With shaders it's different of course; the math and/or the performance of dependent texture reads is what's generally going to bottleneck performance in pixel shaders of any complexity. OTOH, it's my impression that most pixel shaders as they are used today (i.e. PS 1.1-1.3) are going to be mostly texturing limited, as they are not really all that different from multitexturing with a few math ops thrown in. So in that sense, 4x2 vs. 8x1 might indeed be a useful differentiation for a PS 1.1 shader whose performance is mainly determined by the 3 textures it reads rather than the 2 or 3 math ops it does with them. (i.e. 8x1 should be an advantage because of the whole odd/even thing. Assuming none of the three textures is trilinear/anisotropic filtered...) OTOH, "4 proxel/shixel pipelines" would
not be a useful description in this case, because 4x1 and 4x2 will give very different results.
And in general I'm afraid I don't think "N shixel pipelines" is ever a useful term without discussing what constitutes each pipeline. Again, with fixed-function pipelines, the only relevant constituent has been the number of TMUs. (And the amount of filtering they can do. And, for MSAA, the number of z-units. And maybe something else I'm forgetting.) But with shixel pipelines, you also need to talk about the ALU resources in each pipeline as well. And if you want to be accurate, you need to talk about them in some detail. I'm afraid that, for PS 2.0 type shaders at least, counting up the number of pipelines will have nearly zero bearing on overall performance, as the only thing it really limits is the number of pixels issued or retired on any given clock, and these limits are never going to be a limiting factor. (Well it also limits texturing efficiency to the degree that you're reading e.g. an odd number of textures with a 4x2 vs. an 8x1 organization. But we already have 4x2 and 8x1 as terms.)

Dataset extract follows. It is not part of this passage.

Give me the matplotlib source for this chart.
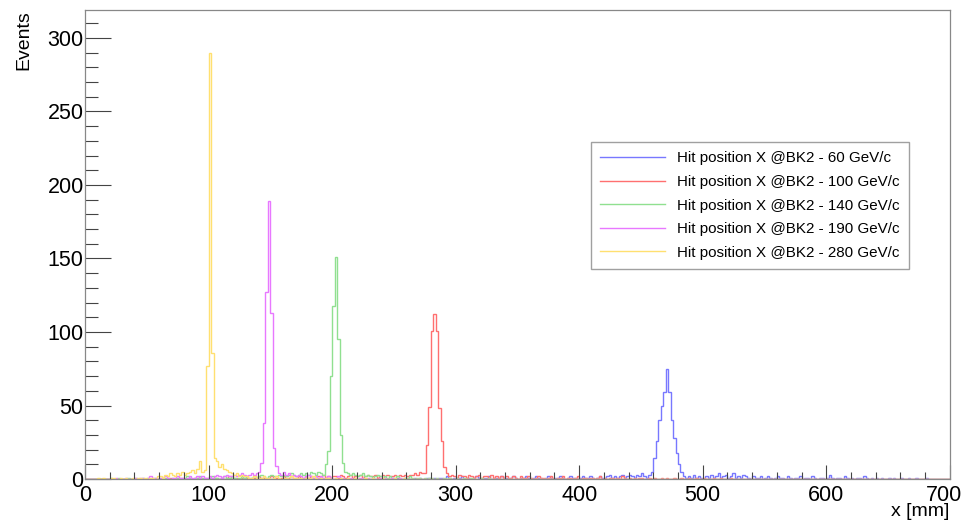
import numpy as np
import matplotlib

matplotlib.use("Agg")
import matplotlib.pyplot as plt
from matplotlib.ticker import MultipleLocator, FuncFormatter
from matplotlib.transforms import ScaledTranslation

plt.rcParams["font.family"] = ["Liberation Sans", "DejaVu Sans"]

BIN_WIDTH = 2  # mm
X_MAX = 700

LABELS = [
    "Hit position X @BK2 - 60 GeV/c",
    "Hit position X @BK2 - 100 GeV/c",
    "Hit position X @BK2 - 140 GeV/c",
    "Hit position X @BK2 - 190 GeV/c",
    "Hit position X @BK2 - 280 GeV/c",
]
COLORS = ["#7878ff", "#ff7070", "#90e090", "#e878ff", "#ffe070"]

# counts per 2 mm bin, starting at the given edge (mm)
start_60 = 240
counts_60 = [
    0, 1, 0, 0, 1, 0, 1, 0, 0, 1, 1, 0, 0, 1, 0, 1, 0, 0, 1, 1,
    0, 1, 0, 1, 1, 0, 2, 1, 0, 1, 0, 1, 2, 0, 1, 1, 0, 1, 2, 1,
    0, 1, 1, 2, 0, 1, 1, 0, 2, 1, 1, 0, 1, 2, 1, 0, 1, 1, 2, 1,
    0, 1, 2, 1, 1, 0, 1, 2, 1, 0, 1, 1, 2, 1, 0, 1, 2, 1, 1, 0,
    1, 2, 1, 1, 2, 1, 0, 1, 2, 1, 1, 2, 3, 1, 2, 1, 2, 3, 1, 2,
    3, 2, 1, 3, 2, 4, 2, 1,
    3, 5, 14, 26, 40, 50, 59, 75, 59, 40, 28, 18, 10, 5, 2,
    1, 2, 1, 3, 1, 2, 1, 0, 2, 1, 3, 1, 2, 4, 1, 2, 3, 1, 2, 4,
    1, 2, 1, 3, 2, 1, 0, 2, 1, 1, 2, 0, 1, 2, 1, 0, 1, 2, 1, 1,
    0, 2, 1, 0, 1, 1, 2, 0, 1, 1, 0, 2, 1, 0, 1, 1, 0, 1, 3, 1,
    0, 1, 1, 0, 2, 1, 0, 1, 0, 1, 1, 0, 2, 1, 0, 1, 0, 1, 0, 1,
    0, 0, 1, 0, 1, 0, 0, 1, 0, 0, 1, 0, 0, 1, 0, 0, 0, 1,
]

start_100 = 60
counts_100 = [
    0, 1, 0, 0, 1, 0, 0, 1, 0, 1, 0, 0, 1, 0, 1, 1, 0, 0, 1, 0,
    1, 0, 1, 1, 0, 1, 0, 1, 2, 0, 1, 1, 0, 1, 2, 1, 0, 1, 1, 0,
    2, 1, 1, 0, 1, 2, 1, 1, 0, 1, 2, 1, 1, 2, 0, 1, 2, 1, 1, 2,
    1, 2, 1, 1, 2, 1, 3, 1, 2, 1, 2, 2, 1, 3, 2, 1, 2, 3, 1, 2,
    2, 3, 1, 2, 3, 2, 2, 3, 1, 2, 3, 2, 3, 2, 2, 3, 2, 3, 2, 3,
    2, 3,
    3, 4, 3, 5, 4,
    4, 23, 49, 101, 112, 101, 48, 26, 8, 4, 2,
    3, 2, 1, 3, 2, 2, 1, 3, 2, 1, 2, 3, 1, 2, 2, 1, 3, 1, 2, 1,
    2, 1, 2, 1, 1, 2, 1, 0, 2, 1, 1, 2, 1, 0, 1, 2, 1, 1, 0, 1,
    2, 1, 0, 1, 1, 2, 0, 1, 1, 0, 1, 2, 0, 1, 1, 0, 1, 1, 0, 1,
    2, 0, 1, 0, 1, 1, 0, 1, 0, 2, 1, 0, 1, 0, 1, 0, 1, 1, 0, 0,
    1, 0, 1, 0, 0, 1, 0, 1, 0, 0, 1, 0, 0, 1, 0, 0, 1, 0, 0, 1,
    0, 0, 1, 0, 0, 0, 1, 0, 0, 1, 0, 0, 0, 1,
]

start_140 = 20
counts_140 = [
    1, 0, 0, 1, 0, 0, 0, 1, 0, 0, 1, 0, 0, 1, 0, 1, 0, 0, 1, 0,
    1, 0, 1, 1, 0, 1, 0, 1, 1, 0, 1, 2, 1, 0, 1, 1, 2, 1, 0, 1,
    1, 2, 1, 1, 0, 1, 2, 1, 1, 2, 1, 0, 1, 2, 1, 2, 1, 1, 2, 1,
    2, 3, 2, 1, 2, 3, 2, 2, 3, 2, 3, 2, 3, 4, 3, 2, 3, 4, 3, 4,
    3, 5, 4, 3, 5, 4, 3,
    10, 19, 70, 118, 151, 95, 30, 11, 5,
    4, 3, 4, 3, 2, 3, 4, 2, 3, 2, 1, 2, 3, 2, 1, 2, 1, 2, 1, 1,
    2, 1, 0, 1, 1, 2, 1, 0, 1, 1, 0, 1, 0, 1, 1, 0, 1, 0, 0, 1,
    0, 1, 0, 0, 1, 0, 0, 1, 0, 0, 1, 0, 0, 0, 1, 0, 0, 1,
]

start_190 = 20
counts_190 = [
    0, 0, 1, 0, 0, 0, 1, 0, 0, 0, 1, 0, 1, 1, 0, 1, 2, 1, 1, 0,
    1, 1, 2, 1, 0, 1, 1, 2, 1, 1, 0, 1, 2, 1, 1, 2, 1, 2, 1, 1,
    2, 1, 2, 3, 2, 1, 2, 3, 2, 2, 3, 2, 3, 4, 3, 2, 3, 4, 3,
    4, 5, 11, 38, 127, 189, 113, 21, 9, 4, 3, 5,
    3, 4, 2, 3, 2, 3, 2, 1, 2, 3, 2, 1, 2, 1, 2, 1, 1, 2, 1, 0,
    1, 2, 1, 1, 0, 1, 1, 0, 1, 0, 1, 1, 0, 1, 0, 1, 0, 0, 1, 0,
    1, 0, 0, 1, 0, 0, 1, 0, 0,
]

start_280 = 10
counts_280 = [
    1, 0, 1, 0, 0, 1, 1, 0, 0, 1, 0, 1, 0, 0, 1, 0, 1, 1, 0, 1,
    0, 1, 1, 0, 2,
    2, 1, 3, 2, 4, 3, 2, 4, 3, 5, 3, 4, 5, 6, 4,
    7, 12, 5, 6, 77, 290, 86, 14, 12, 8, 10, 7, 6, 5, 4, 3, 4, 2, 3, 2,
    2, 1, 1, 2, 1, 0, 1, 2, 1, 1, 0, 1, 2, 1, 0, 1, 1, 0, 2, 1,
    1, 0, 1, 0, 1, 1, 0, 2, 1, 0, 1, 0, 1, 1, 0, 0, 1, 0, 1, 0,
    0, 1, 0, 0, 1, 0, 0, 0, 1, 0, 0, 1, 0, 0, 0, 1, 0, 0, 0, 0,
    1, 0, 0, 0, 1,
]

STARTS = [start_60, start_100, start_140, start_190, start_280]
COUNTS = [counts_60, counts_100, counts_140, counts_190, counts_280]


def full_hist(start, counts, edges):
    h = np.zeros(len(edges) - 1)
    i0 = int(start // BIN_WIDTH)
    h[i0:i0 + len(counts)] = counts
    return h


def main():
    edges = np.arange(0, X_MAX + BIN_WIDTH, BIN_WIDTH)

    fig = plt.figure(figsize=(9.63, 5.2), dpi=100)
    ax = fig.add_axes([0.0883, 0.0788, 0.898, 0.902])

    for start, counts, color, label in zip(STARTS, COUNTS, COLORS, LABELS):
        h = full_hist(start, counts, edges)
        ax.stairs(h, edges, color=color, linewidth=1.0, label=label)

    ax.set_xlim(0, X_MAX)
    ax.set_ylim(0, 319)

    ax.xaxis.set_major_locator(MultipleLocator(100))
    ax.xaxis.set_minor_locator(MultipleLocator(20))
    ax.yaxis.set_major_locator(MultipleLocator(50))
    ax.yaxis.set_minor_locator(MultipleLocator(10))

    # last x label is drawn separately so it can sit a bit to the left
    ax.xaxis.set_major_formatter(
        FuncFormatter(lambda v, p: "" if v >= X_MAX else f"{v:.0f}"))

    ax.tick_params(axis="y", which="major", direction="in", length=18.5,
                   width=0.8, color="#444444", labelsize=15.5, pad=1)
    ax.tick_params(axis="y", which="minor", direction="in", length=9.3,
                   width=0.8, color="#444444")
    ax.tick_params(axis="x", which="major", direction="in", length=10,
                   width=0.8, color="#444444", labelsize=15.5, pad=4)
    ax.tick_params(axis="x", which="minor", direction="in", length=5,
                   width=0.8, color="#444444")

    shift = ScaledTranslation(-4 / 72, -4 / 72, fig.dpi_scale_trans)
    ax.text(X_MAX, 0, f"{X_MAX}", fontsize=15.5, ha="center", va="top",
            transform=ax.get_xaxis_transform() + shift)

    for side in ["top", "right", "left", "bottom"]:
        ax.spines[side].set_color("#888888")
        ax.spines[side].set_linewidth(0.9)

    ax.set_ylabel("Events", fontsize=14, loc="top", labelpad=11)
    ax.set_xlabel("x [mm]", fontsize=14, loc="right", labelpad=-1.5)

    leg = ax.legend(loc="center", bbox_to_anchor=(0.769, 0.583),
                    fontsize=10.9, frameon=True, fancybox=False,
                    edgecolor="#888888", handlelength=4.3, labelspacing=0.63,
                    borderpad=0.6, handletextpad=0.8)
    leg.get_frame().set_linewidth(1.0)

    fig.savefig("out.png", dpi=100)


if __name__ == "__main__":
    main()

It's sort of like...it's sort of like we're trying to measure the area of a rectangle and you're just telling me the width.
[Wait a sec: just to be sure, by "proxel"(/"shixel") we are counting the number of fragments shaded in parallel, not the number of ops applied per clock, right? Because now that I think about it, the analogy with "texel" would probably suggest the latter definition. Anyways, it still doesn't capture all the necessary constraints.]

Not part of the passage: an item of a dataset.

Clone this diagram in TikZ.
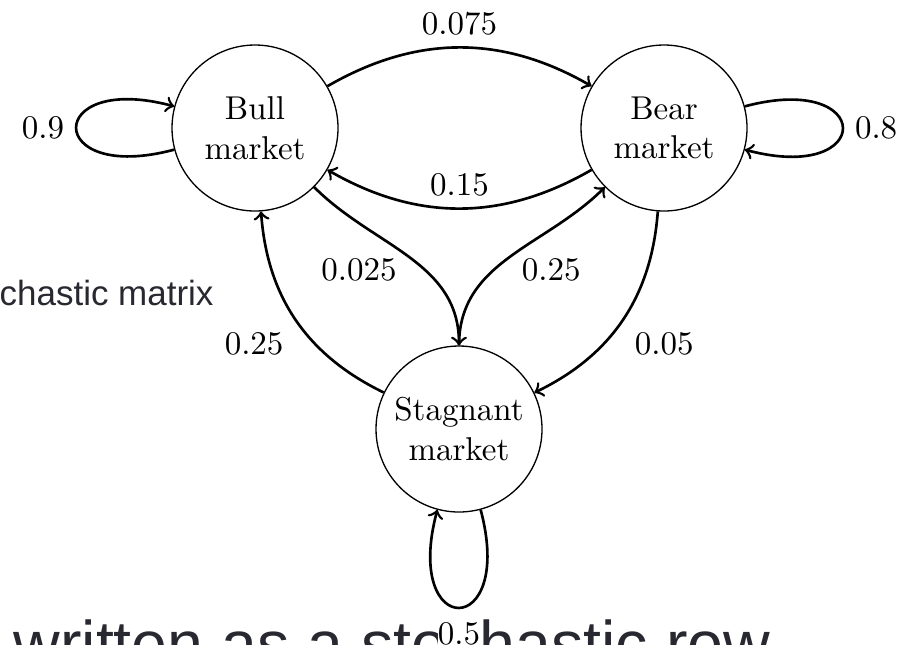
\documentclass[tikz,border=0pt]{standalone}
\usepackage{fontspec}
\newfontfamily\slidefont{Liberation Sans}
\definecolor{slidegray}{RGB}{40,40,48}
\begin{document}
\begin{tikzpicture}[
  x=0.30303pt, y=-0.30303pt,
  state/.style={circle, draw, line width=0.4pt, minimum size=50.3pt,
    inner sep=0pt, align=center},
  trans/.style={->, thick},
  slidetext/.style={text=slidegray, inner sep=0pt, anchor=base west}
]
% page frame
\path[use as bounding box, clip] (0,0) rectangle (901,644);

% slide text behind the chain
\node[slidetext, font=\slidefont\fontsize{10.6pt}{12pt}\selectfont]
  (sidetext) at (-1,305) {chastic matrix};
\node[slidetext, font=\slidefont\fontsize{19.55pt}{22pt}\selectfont]
  (bottomtext) at (13,666) {written as a stochastic row};

% market states
\node[state] (bull) at (255,128) {Bull\\market};
\node[state] (bear) at (664,128) {Bear\\market};
\node[state] (stag) at (459,429) {Stagnant\\market};

% transitions
\draw[trans] (bull) to[bend left=30] node[above] {0.075} (bear);
\draw[trans] (bear) to[bend left=30] node[above] {0.15} (bull);
\draw[trans] (bull) to[out=-45, in=90] node[left, yshift=-4pt] {0.025} (stag);
\draw[trans] (stag) to[out=90, in=225] node[right, yshift=-4pt] {0.25} (bear);
\draw[trans] (stag) to[bend left=30] node[below left] {0.25} (bull);
\draw[trans] (bear) to[bend left=30] node[below right] {0.05} (stag);

% self transitions
\draw[trans] (bull) to[loop left] node[left] {0.9} ();
\draw[trans] (bear) to[loop right] node[right] {0.8} ();
\draw[trans] (stag) to[loop below]
  node[below, fill=white, inner sep=0pt, yshift=-4.2pt] {0.5} ();
\end{tikzpicture}
\end{document}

Um, so while I take back the notion that 4x2 vs. 8x1 in and of itself isn't important for UT2003 performance just because shaders are being used, I do think it doesn't begin to tell us enough to differentiate meaningfully between performance on a nice hefty PS 2.0 shader.
2)
If feature lists didn't influence buying decisions, why would they bother printing them on the box? Clever, my boy, very clever.
But I have a question for you: if feature lists
do influence buying decisions, why does the Xabre list include "Xmart", "Vertexilizer" and "Xminator-II"??? 8)
3)
How can I argue "4x2/8z vs. 8x1 doesn't matter" so long as there are situations where they will result in different performance? Just because there are situations where they result in the same performance doesn't cut it: there are situations where an E&S 4-way R300 and an S3 ViRGE will result in the same performance (e.g. Nethack)!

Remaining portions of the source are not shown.